Patrick & Henry Community College has received $138,271 as part of the Road to Success In Virginia Program. This program seeks to prepare Temporary Assistance for Needy Families (TANF) recipients for employment leading to self-sufficiency and independence from temporary benefits. The program will serve as an entry point into career pathways for TANF recipients and provide an opportunity for partners to collaborate to enhance career pathways that support sector strategies. The program design will incorporate in-demand, industry recognized, credential-based training, work readiness development, and wrap around coaching to assist TANF recipients in obtaining self-sufficient employment.
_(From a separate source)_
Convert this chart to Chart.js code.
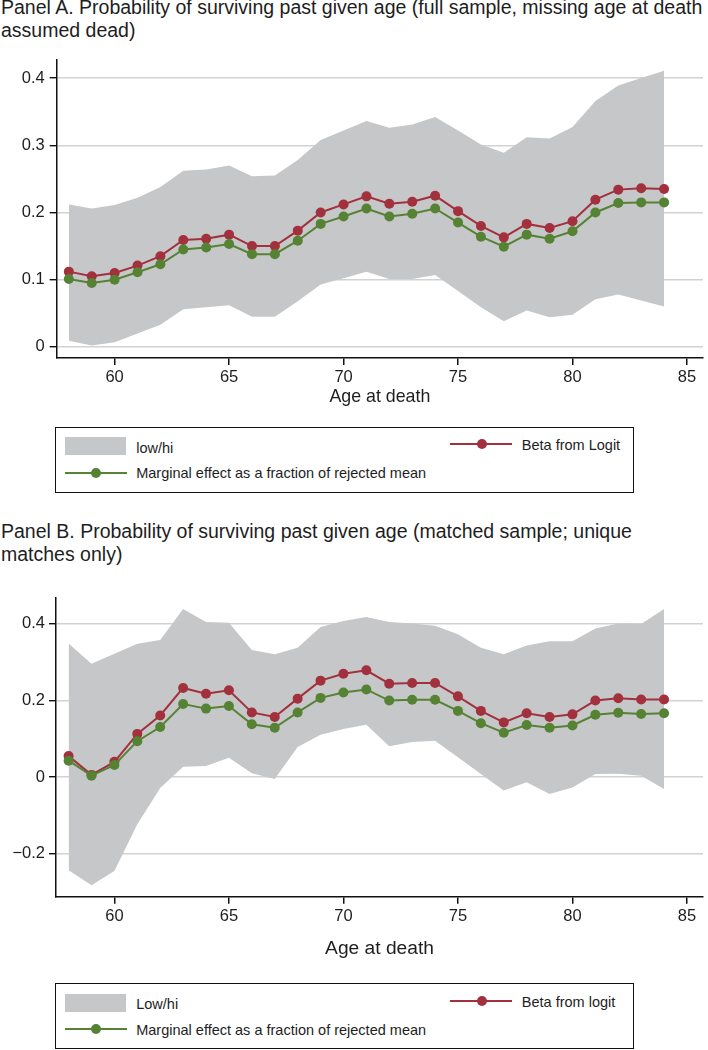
<!DOCTYPE html>
<html>
<head>
<meta charset="utf-8">
<script src="https://cdn.jsdelivr.net/npm/chart.js@4/dist/chart.umd.min.js"></script>
<style>
html,body{margin:0;padding:0;background:#fff;}
body{width:708px;height:1050px;position:relative;overflow:hidden;font-family:"Liberation Sans",Arial,Helvetica,sans-serif;color:#1e1e1e;}
.title{position:absolute;left:1px;font-size:19.5px;line-height:23.5px;white-space:nowrap;}
.cv{position:absolute;left:0;}
.legend{position:absolute;left:55px;width:579px;height:66px;border:1.5px solid #111;box-sizing:border-box;}
.lt{position:absolute;font-size:14.5px;line-height:18px;white-space:nowrap;}
.sw{position:absolute;background:#c6c7c9;}
.ln{position:absolute;height:2px;}
.dt{position:absolute;width:10px;height:10px;border-radius:50%;}
</style>
</head>
<body>
<div class="title" style="top:-4.5px">Panel A. Probability of surviving past given age (full sample, missing age at death<br>assumed dead)</div>
<canvas id="cA" class="cv" width="708" height="370" style="top:45px;width:708px;height:370px"></canvas>
<div class="legend" id="legA" style="top:426.7px"></div>

<div class="title" style="top:519.8px">Panel B. Probability of surviving past given age (matched sample; unique<br>matches only)</div>
<canvas id="cB" class="cv" width="708" height="377" style="top:584px;width:708px;height:377px"></canvas>
<div class="legend" id="legB" style="top:983.3px"></div>

<script>
// ---------- data ----------
const ages = [58,59,60,61,62,63,64,65,66,67,68,69,70,71,72,73,74,75,76,77,78,79,80,81,82,83,84];
const xTicks = [60,65,70,75,80,85];

// Panel A
const aBeta     = [0.112,0.105,0.110,0.121,0.135,0.159,0.161,0.167,0.150,0.150,0.173,0.200,0.212,0.224,0.213,0.216,0.225,0.202,0.180,0.163,0.183,0.177,0.187,0.219,0.234,0.236,0.235];
const aMarginal = [0.101,0.095,0.100,0.111,0.123,0.145,0.148,0.153,0.138,0.138,0.158,0.183,0.194,0.206,0.194,0.198,0.206,0.185,0.164,0.149,0.167,0.161,0.172,0.200,0.214,0.215,0.215];
const aHigh     = [0.212,0.206,0.211,0.222,0.238,0.262,0.264,0.270,0.254,0.255,0.278,0.308,0.322,0.336,0.326,0.331,0.342,0.322,0.301,0.289,0.312,0.310,0.327,0.366,0.389,0.400,0.411];
const aLow      = [0.009,0.002,0.007,0.020,0.033,0.056,0.059,0.062,0.045,0.045,0.068,0.093,0.102,0.112,0.101,0.101,0.107,0.083,0.059,0.038,0.054,0.044,0.048,0.071,0.078,0.069,0.060];
const aYTicks   = [0,0.1,0.2,0.3,0.4];

// Panel B
const bBeta     = [0.055,0.006,0.040,0.113,0.161,0.233,0.218,0.227,0.169,0.157,0.205,0.252,0.270,0.279,0.244,0.246,0.246,0.211,0.173,0.143,0.167,0.157,0.164,0.200,0.206,0.203,0.203];
const bMarginal = [0.043,0.004,0.032,0.094,0.131,0.191,0.179,0.186,0.138,0.129,0.169,0.207,0.221,0.229,0.200,0.202,0.202,0.173,0.141,0.116,0.136,0.129,0.135,0.163,0.168,0.165,0.167];
const bHigh     = [0.349,0.296,0.322,0.348,0.358,0.439,0.405,0.403,0.332,0.321,0.338,0.392,0.408,0.418,0.405,0.401,0.395,0.373,0.338,0.321,0.344,0.355,0.355,0.388,0.401,0.400,0.439];
const bLow      = [-0.243,-0.282,-0.245,-0.123,-0.028,0.027,0.029,0.051,0.010,-0.005,0.079,0.111,0.126,0.137,0.081,0.092,0.095,0.052,0.008,-0.035,-0.013,-0.044,-0.027,0.008,0.009,0.004,-0.031];
const bYTicks   = [-0.2,0,0.2,0.4];

// ---------- style ----------
const RED = '#a2313d', GREEN = '#558233', GRAY = '#c6c7c9', INK = '#1e1e1e', AXIS = '#111111', GRID = '#d2d2d2';
const FONT = '"Liberation Sans", Arial, Helvetica, sans-serif';

function fmt(v){
  const r = Math.round(v*10)/10;
  if (r === 0) return '0';
  return (r < 0 ? '\u2212' : '') + String(Math.abs(r));
}
const pts = arr => ages.map((a,i)=>({x:a, y:arr[i]}));

function makeChart(id, beta, marg, low, high, yTicks, p){
  return new Chart(document.getElementById(id), {
    type:'line',
    data:{datasets:[
      {label:'Marginal effect as a fraction of rejected mean', data:pts(marg), borderColor:GREEN, backgroundColor:GREEN, pointBackgroundColor:GREEN, borderWidth:2, pointRadius:5, pointBorderWidth:0, fill:false, tension:0},
      {label:'Beta from Logit', data:pts(beta), borderColor:RED, backgroundColor:RED, pointBackgroundColor:RED, borderWidth:2, pointRadius:5, pointBorderWidth:0, fill:false, tension:0},
      {label:'hi', data:pts(high), borderWidth:0, borderColor:'rgba(0,0,0,0)', pointRadius:0, backgroundColor:GRAY, fill:'+1', tension:0},
      {label:'low', data:pts(low), borderWidth:0, borderColor:'rgba(0,0,0,0)', pointRadius:0, fill:false, tension:0}
    ]},
    options:{
      responsive:false, animation:false, devicePixelRatio:1,
      layout:{padding:{top:p.padTop, left:0, right:0, bottom:0}},
      plugins:{legend:{display:false}, tooltip:{enabled:false}},
      scales:{
        x:{type:'linear', min:p.xMin, max:p.xMax,
          afterBuildTicks:s=>{s.ticks = xTicks.map(v=>({value:v}));},
          afterFit:s=>{s.height = p.xHeight;},
          border:{color:AXIS, width:1.5},
          grid:{drawOnChartArea:false, drawTicks:true, tickLength:7, tickColor:AXIS, lineWidth:1.5},
          ticks:{color:INK, font:{family:FONT, size:16.5}, padding:p.xTickPad, maxRotation:0, autoSkip:false},
          title:{display:true, text:'Age at death', color:INK, font:{family:FONT, size:p.titleSize}, padding:{top:0, bottom:p.titlePadB}}
        },
        y:{type:'linear', min:p.yMin, max:p.yMax,
          afterBuildTicks:s=>{s.ticks = yTicks.map(v=>({value:v}));},
          afterFit:s=>{s.width = p.yWidth;},
          border:{color:AXIS, width:1.5},
          grid:{color:GRID, lineWidth:1.4, drawTicks:true, tickLength:7, tickColor:AXIS},
          ticks:{color:INK, font:{family:FONT, size:16.5}, padding:p.yTickPad, callback:v=>fmt(v)}
        }
      }
    }
  });
}

makeChart('cA', aBeta, aMarginal, aLow, aHigh, aYTicks,
  {padTop:10, xMin:57.47, xMax:85.7, yMin:-0.0165, yMax:0.427, xHeight:57, yWidth:56.7, xTickPad:3, yTickPad:5, titleSize:17.8, titlePadB:7.6});
makeChart('cB', bBeta, bMarginal, bLow, bHigh, bYTicks,
  {padTop:10, xMin:57.45, xMax:85.7, yMin:-0.312, yMax:0.468, xHeight:64.3, yWidth:56, xTickPad:3, yTickPad:4, titleSize:19.2, titlePadB:0.5});

// ---------- legends ----------
function buildLegend(id, lowLabel, betaLabel){
  const el = document.getElementById(id);
  const b = 1.5;
  const add = (cls, css, text) => {
    const d = document.createElement('div');
    d.className = cls;
    Object.assign(d.style, css);
    if (text) d.textContent = text;
    el.appendChild(d);
  };
  add('sw', {left:(10-b)+'px', top:(11-b)+'px', width:'61.7px', height:'18px'});
  add('lt', {left:(81.7-b)+'px', top:(21.5-9-b)+'px'}, lowLabel);
  add('ln', {left:(10-b)+'px', top:(46.6-1-b)+'px', width:'62px', background:GREEN});
  add('dt', {left:(41.7-5-b)+'px', top:(46.6-5-b)+'px', background:GREEN});
  add('lt', {left:(81.7-b)+'px', top:(46.8-9-b)+'px'}, 'Marginal effect as a fraction of rejected mean');
  add('ln', {left:(395.7-b)+'px', top:(18.3-1-b)+'px', width:'62px', background:RED});
  add('dt', {left:(427.7-5-b)+'px', top:(18.3-5-b)+'px', background:RED});
  add('lt', {left:(467.3-b)+'px', top:(19.3-9-b)+'px'}, betaLabel);
}
buildLegend('legA', 'low/hi', 'Beta from Logit');
buildLegend('legB', 'Low/hi', 'Beta from logit');
</script>
</body>
</html>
Funding is provided by Temporary Assistance for Needy Families – U.S. Department of Health and Human Services through a partnership with the Virginia Community College System.

RSVP is designed for the improvement and/or development of programs that support the following priorities: (1) increasing the attainment of postsecondary credentials and degrees in regional demand, (2) increasing self-sufficiency through stable, continuous employment, (3) reducing reliance on temporary benefit programs such as TANF, (4) fostering a culture of adult learners using the career pathways model for economic stability.

As a sub-recipient of the RSVP funds, Patrick & Henry Community College will use the funding for the following:

  • Address barriers to employment to include career and success coaching; cognitive behavioral therapy; integrated, contextualized adult education and basic skills instruction; digital literacy training, and a cohort design.
  • Post-secondary training leading to in-demand credentials, to include occupational training in regionally high-demand fields that leads to industry-aligned credentials, programs of study in credit or noncredit areas.
  • Post-training employment and retention, to include job search, preparation, and placement activities, financial literacy, soft skills development, work-based and experiential learning opportunities, employment retention strategies and support.